(Task instructions)
Restate the whole of the material. Keep every word, and drop the pictures.
═══ Dataset content ═══
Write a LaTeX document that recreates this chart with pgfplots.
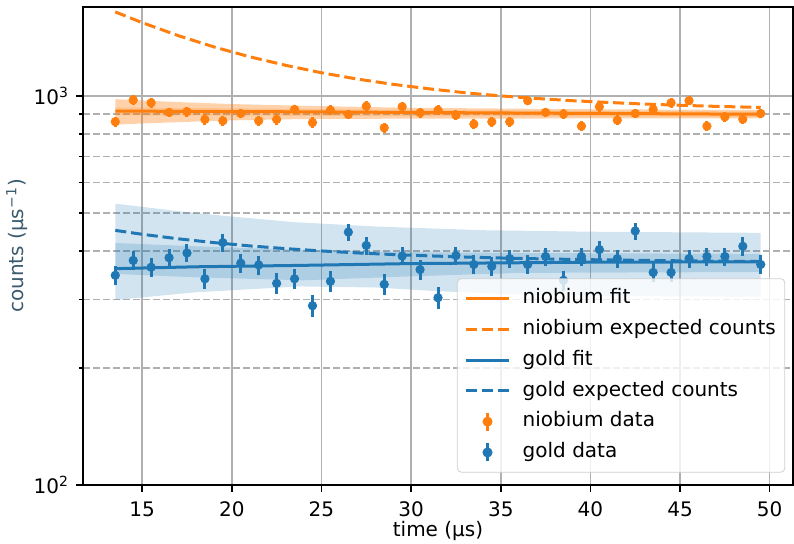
\documentclass[border=0pt]{standalone}
\usepackage{fontspec}
\setmainfont{DejaVu Sans}
\usepackage{pgfplots}
\usepackage{pgfplotstable}
\pgfplotsset{compat=1.18}
\definecolor{tabblue}{HTML}{1F77B4}
\definecolor{taborange}{HTML}{FF7F0E}
\definecolor{gridgray}{HTML}{B0B0B0}
\definecolor{labcol}{HTML}{3B5A6E}

\pgfplotstableread{
t y e
13.5 859 26
14.5 977 27
15.5 961 27
16.5 908 26
17.5 912 26
18.5 871 26
19.5 864 26
20.5 902 26
21.5 864 26
22.5 871 26
23.5 924 26
24.5 855 26
25.5 920 26
26.5 897 26
27.5 942 27
28.5 829 25
29.5 939 27
30.5 906 26
31.5 920 26
32.5 893 26
33.5 847 26
34.5 859 26
35.5 859 26
36.5 973 27
37.5 908 26
38.5 899 26
39.5 837 25
40.5 939 27
41.5 867 26
42.5 902 26
43.5 924 26
44.5 961 27
45.5 973 27
46.5 837 25
47.5 884 26
48.5 872 26
49.5 902 26
}\nbdata

\pgfplotstableread{
t y e
13.5 346 20
14.5 378 21
15.5 363 21
16.5 384 21
17.5 395 21
18.5 339 20
19.5 420 22
20.5 372 21
21.5 368 21
22.5 330 20
23.5 339 20
24.5 289 19
25.5 334 20
26.5 447 23
27.5 413 22
28.5 328 20
29.5 388 21
30.5 358 21
31.5 303 19
32.5 389 21
33.5 369 21
34.5 365 21
35.5 382 21
36.5 369 21
37.5 387 21
38.5 336 20
39.5 387 21
40.5 403 22
41.5 382 21
42.5 450 23
43.5 352 20
44.5 352 20
45.5 382 21
46.5 387 21
47.5 387 21
48.5 411 22
49.5 369 21
}\audata

\begin{document}
\begin{tikzpicture}
\begin{axis}[
  scale only axis, width=355pt, height=239pt,
  ymode=log, xmin=11.7, xmax=51.3, ymin=100, ymax=1695,
  xtick={15,20,...,50},
  ytick={100,1000}, yticklabels={10\textsuperscript{2},10\textsuperscript{3}},
  minor ytick={200,300,400,500,600,700,800,900},
  /pgf/number format/assume math mode=true,
  xticklabel style={yshift=-1.5pt},
  tick pos=left, tick align=outside,
  major tick length=3.5pt, minor tick length=2pt,
  every tick/.style={black, line width=0.8pt},
  axis line style={line width=0.8pt},
  xmajorgrids, ymajorgrids, yminorgrids,
  major grid style={gridgray, line width=0.8pt},
  minor grid style={gridgray, line width=0.8pt, dash pattern=on 3.3pt off 1.7pt},
  xlabel={time (µs)},
  ylabel={counts (µs\textsuperscript{−1})},
  xlabel style={at={(axis description cs:0.5,-0.097)}, anchor=center},
  ylabel style={at={(axis description cs:-0.093,0.5)}, anchor=center, text=labcol},
  legend cell align=left,
  legend style={at={(0.989,0.026)}, anchor=south east, draw=gridgray!60,
    rounded corners=2pt, fill=white, fill opacity=0.8, text opacity=1,
    inner xsep=3.5pt, inner ysep=4pt, row sep=3.7pt,
    /tikz/every odd column/.append style={column sep=5pt},
    nodes={inner sep=1pt, text height=7.5pt, text depth=2.2pt}},
  legend image code/.code={\draw[#1] (0pt,0pt) -- (21.7pt,0pt);},
]
% bands
\addplot[draw=none, fill=tabblue, fill opacity=0.2, forget plot] coordinates {
(13.5,529) (15,519) (17,506) (20,490) (23.5,474) (28,462) (34,452) (40,448) (49.5,445)
(49.5,305) (42,306) (36,309) (31.5,315) (28,322) (23.8,324) (18,313) (13.5,299)} -- cycle;
\addplot[draw=none, fill=tabblue, fill opacity=0.2, forget plot] coordinates {
(13.5,419) (18,411) (24,402) (30,397) (36,395) (49.5,393)
(49.5,353) (36,351) (30,344) (24,336) (18,342) (13.5,349)} -- cycle;
\addplot[draw=none, fill=taborange, fill opacity=0.35, forget plot] coordinates {
(13.5,982) (17,965) (20,954) (24,944) (30,933) (40,925) (49.5,921)
(49.5,876) (40,876) (30,875) (24,873) (20,866) (17,857) (13.5,845)} -- cycle;
\addplot[draw=none, fill=taborange, fill opacity=0.2, forget plot] coordinates {
(13.5,935) (30,922) (49.5,913) (49.5,884) (30,888) (13.5,893)} -- cycle;
% fits
\addplot[taborange, line width=1.5pt] coordinates {
(13.5,915) (24,911) (35,905) (49.5,898)};
\addlegendentry{niobium fit}
\addplot[taborange, line width=1.5pt, dash pattern=on 5.55pt off 2.4pt] coordinates {
(13.5,1646) (15,1545) (17,1431) (19,1338) (21,1262) (23,1200) (25,1148) (27,1106)
(29,1072) (31,1044) (33,1020) (35,1001) (37,986) (39,973) (41,963) (43,954)
(45,947) (47,941) (49.5,935)};
\addlegendentry{niobium expected counts}
\addplot[tabblue, line width=1.5pt] coordinates {
(13.5,360) (18,364) (23.8,367) (30,371) (40,374) (49.5,375)};
\addlegendentry{gold fit}
\addplot[tabblue, line width=1.5pt, dash pattern=on 5.55pt off 2.4pt] coordinates {
(13.5,451.5) (15,441.2) (17,429.6) (19,420) (21,411.9) (23,405.3) (25,399.8)
(27,395.2) (29,391.4) (31,388.3) (33,385.7) (35,383.5) (37,381.7) (39,380.2)
(41,379) (43,378) (45,377.1) (47,376.4) (49.5,375.7)};
\addlegendentry{gold expected counts}
% data
\addplot[taborange, only marks, mark=*, mark size=2.1pt,
  legend image code/.code={\draw[taborange, line width=1.5pt, fill opacity=1, draw opacity=1] (10.85pt,-4.5pt) -- (10.85pt,4.5pt); \fill[taborange, fill opacity=1] (10.85pt,0pt) circle (2.3pt);},
  error bars/.cd, y dir=both, y explicit,
  error bar style={line width=1.5pt, taborange}, error mark=none]
  table[x=t, y=y, y error=e] {\nbdata};
\addlegendentry{niobium data}
\addplot[tabblue, only marks, mark=*, mark size=2.1pt,
  legend image code/.code={\draw[tabblue, line width=1.5pt, fill opacity=1, draw opacity=1] (10.85pt,-4.5pt) -- (10.85pt,4.5pt); \fill[tabblue, fill opacity=1] (10.85pt,0pt) circle (2.3pt);},
  error bars/.cd, y dir=both, y explicit,
  error bar style={line width=1.5pt, tabblue}, error mark=none]
  table[x=t, y=y, y error=e] {\audata};
\addlegendentry{gold data}
\coordinate (sw) at (rel axis cs:0,0);
\coordinate (ne) at (rel axis cs:1,1);
\end{axis}
\pgfresetboundingbox
\path[use as bounding box] ([xshift=-41.5pt,yshift=-29.5pt]sw) rectangle ([xshift=0.5pt,yshift=3.5pt]ne);
\end{tikzpicture}
\end{document}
═══
(Response to this exercise)
Write a LaTeX document that recreates this chart with pgfplots.
\documentclass[border=0pt]{standalone}
\usepackage{fontspec}
\setmainfont{DejaVu Sans}
\usepackage{pgfplots}
\usepackage{pgfplotstable}
\pgfplotsset{compat=1.18}
\definecolor{tabblue}{HTML}{1F77B4}
\definecolor{taborange}{HTML}{FF7F0E}
\definecolor{gridgray}{HTML}{B0B0B0}
\definecolor{labcol}{HTML}{3B5A6E}

\pgfplotstableread{
t y e
13.5 859 26
14.5 977 27
15.5 961 27
16.5 908 26
17.5 912 26
18.5 871 26
19.5 864 26
20.5 902 26
21.5 864 26
22.5 871 26
23.5 924 26
24.5 855 26
25.5 920 26
26.5 897 26
27.5 942 27
28.5 829 25
29.5 939 27
30.5 906 26
31.5 920 26
32.5 893 26
33.5 847 26
34.5 859 26
35.5 859 26
36.5 973 27
37.5 908 26
38.5 899 26
39.5 837 25
40.5 939 27
41.5 867 26
42.5 902 26
43.5 924 26
44.5 961 27
45.5 973 27
46.5 837 25
47.5 884 26
48.5 872 26
49.5 902 26
}\nbdata

\pgfplotstableread{
t y e
13.5 346 20
14.5 378 21
15.5 363 21
16.5 384 21
17.5 395 21
18.5 339 20
19.5 420 22
20.5 372 21
21.5 368 21
22.5 330 20
23.5 339 20
24.5 289 19
25.5 334 20
26.5 447 23
27.5 413 22
28.5 328 20
29.5 388 21
30.5 358 21
31.5 303 19
32.5 389 21
33.5 369 21
34.5 365 21
35.5 382 21
36.5 369 21
37.5 387 21
38.5 336 20
39.5 387 21
40.5 403 22
41.5 382 21
42.5 450 23
43.5 352 20
44.5 352 20
45.5 382 21
46.5 387 21
47.5 387 21
48.5 411 22
49.5 369 21
}\audata

\begin{document}
\begin{tikzpicture}
\begin{axis}[
  scale only axis, width=355pt, height=239pt,
  ymode=log, xmin=11.7, xmax=51.3, ymin=100, ymax=1695,
  xtick={15,20,...,50},
  ytick={100,1000}, yticklabels={10\textsuperscript{2},10\textsuperscript{3}},
  minor ytick={200,300,400,500,600,700,800,900},
  /pgf/number format/assume math mode=true,
  xticklabel style={yshift=-1.5pt},
  tick pos=left, tick align=outside,
  major tick length=3.5pt, minor tick length=2pt,
  every tick/.style={black, line width=0.8pt},
  axis line style={line width=0.8pt},
  xmajorgrids, ymajorgrids, yminorgrids,
  major grid style={gridgray, line width=0.8pt},
  minor grid style={gridgray, line width=0.8pt, dash pattern=on 3.3pt off 1.7pt},
  xlabel={time (µs)},
  ylabel={counts (µs\textsuperscript{−1})},
  xlabel style={at={(axis description cs:0.5,-0.097)}, anchor=center},
  ylabel style={at={(axis description cs:-0.093,0.5)}, anchor=center, text=labcol},
  legend cell align=left,
  legend style={at={(0.989,0.026)}, anchor=south east, draw=gridgray!60,
    rounded corners=2pt, fill=white, fill opacity=0.8, text opacity=1,
    inner xsep=3.5pt, inner ysep=4pt, row sep=3.7pt,
    /tikz/every odd column/.append style={column sep=5pt},
    nodes={inner sep=1pt, text height=7.5pt, text depth=2.2pt}},
  legend image code/.code={\draw[#1] (0pt,0pt) -- (21.7pt,0pt);},
]
% bands
\addplot[draw=none, fill=tabblue, fill opacity=0.2, forget plot] coordinates {
(13.5,529) (15,519) (17,506) (20,490) (23.5,474) (28,462) (34,452) (40,448) (49.5,445)
(49.5,305) (42,306) (36,309) (31.5,315) (28,322) (23.8,324) (18,313) (13.5,299)} -- cycle;
\addplot[draw=none, fill=tabblue, fill opacity=0.2, forget plot] coordinates {
(13.5,419) (18,411) (24,402) (30,397) (36,395) (49.5,393)
(49.5,353) (36,351) (30,344) (24,336) (18,342) (13.5,349)} -- cycle;
\addplot[draw=none, fill=taborange, fill opacity=0.35, forget plot] coordinates {
(13.5,982) (17,965) (20,954) (24,944) (30,933) (40,925) (49.5,921)
(49.5,876) (40,876) (30,875) (24,873) (20,866) (17,857) (13.5,845)} -- cycle;
\addplot[draw=none, fill=taborange, fill opacity=0.2, forget plot] coordinates {
(13.5,935) (30,922) (49.5,913) (49.5,884) (30,888) (13.5,893)} -- cycle;
% fits
\addplot[taborange, line width=1.5pt] coordinates {
(13.5,915) (24,911) (35,905) (49.5,898)};
\addlegendentry{niobium fit}
\addplot[taborange, line width=1.5pt, dash pattern=on 5.55pt off 2.4pt] coordinates {
(13.5,1646) (15,1545) (17,1431) (19,1338) (21,1262) (23,1200) (25,1148) (27,1106)
(29,1072) (31,1044) (33,1020) (35,1001) (37,986) (39,973) (41,963) (43,954)
(45,947) (47,941) (49.5,935)};
\addlegendentry{niobium expected counts}
\addplot[tabblue, line width=1.5pt] coordinates {
(13.5,360) (18,364) (23.8,367) (30,371) (40,374) (49.5,375)};
\addlegendentry{gold fit}
\addplot[tabblue, line width=1.5pt, dash pattern=on 5.55pt off 2.4pt] coordinates {
(13.5,451.5) (15,441.2) (17,429.6) (19,420) (21,411.9) (23,405.3) (25,399.8)
(27,395.2) (29,391.4) (31,388.3) (33,385.7) (35,383.5) (37,381.7) (39,380.2)
(41,379) (43,378) (45,377.1) (47,376.4) (49.5,375.7)};
\addlegendentry{gold expected counts}
% data
\addplot[taborange, only marks, mark=*, mark size=2.1pt,
  legend image code/.code={\draw[taborange, line width=1.5pt, fill opacity=1, draw opacity=1] (10.85pt,-4.5pt) -- (10.85pt,4.5pt); \fill[taborange, fill opacity=1] (10.85pt,0pt) circle (2.3pt);},
  error bars/.cd, y dir=both, y explicit,
  error bar style={line width=1.5pt, taborange}, error mark=none]
  table[x=t, y=y, y error=e] {\nbdata};
\addlegendentry{niobium data}
\addplot[tabblue, only marks, mark=*, mark size=2.1pt,
  legend image code/.code={\draw[tabblue, line width=1.5pt, fill opacity=1, draw opacity=1] (10.85pt,-4.5pt) -- (10.85pt,4.5pt); \fill[tabblue, fill opacity=1] (10.85pt,0pt) circle (2.3pt);},
  error bars/.cd, y dir=both, y explicit,
  error bar style={line width=1.5pt, tabblue}, error mark=none]
  table[x=t, y=y, y error=e] {\audata};
\addlegendentry{gold data}
\coordinate (sw) at (rel axis cs:0,0);
\coordinate (ne) at (rel axis cs:1,1);
\end{axis}
\pgfresetboundingbox
\path[use as bounding box] ([xshift=-41.5pt,yshift=-29.5pt]sw) rectangle ([xshift=0.5pt,yshift=3.5pt]ne);
\end{tikzpicture}
\end{document}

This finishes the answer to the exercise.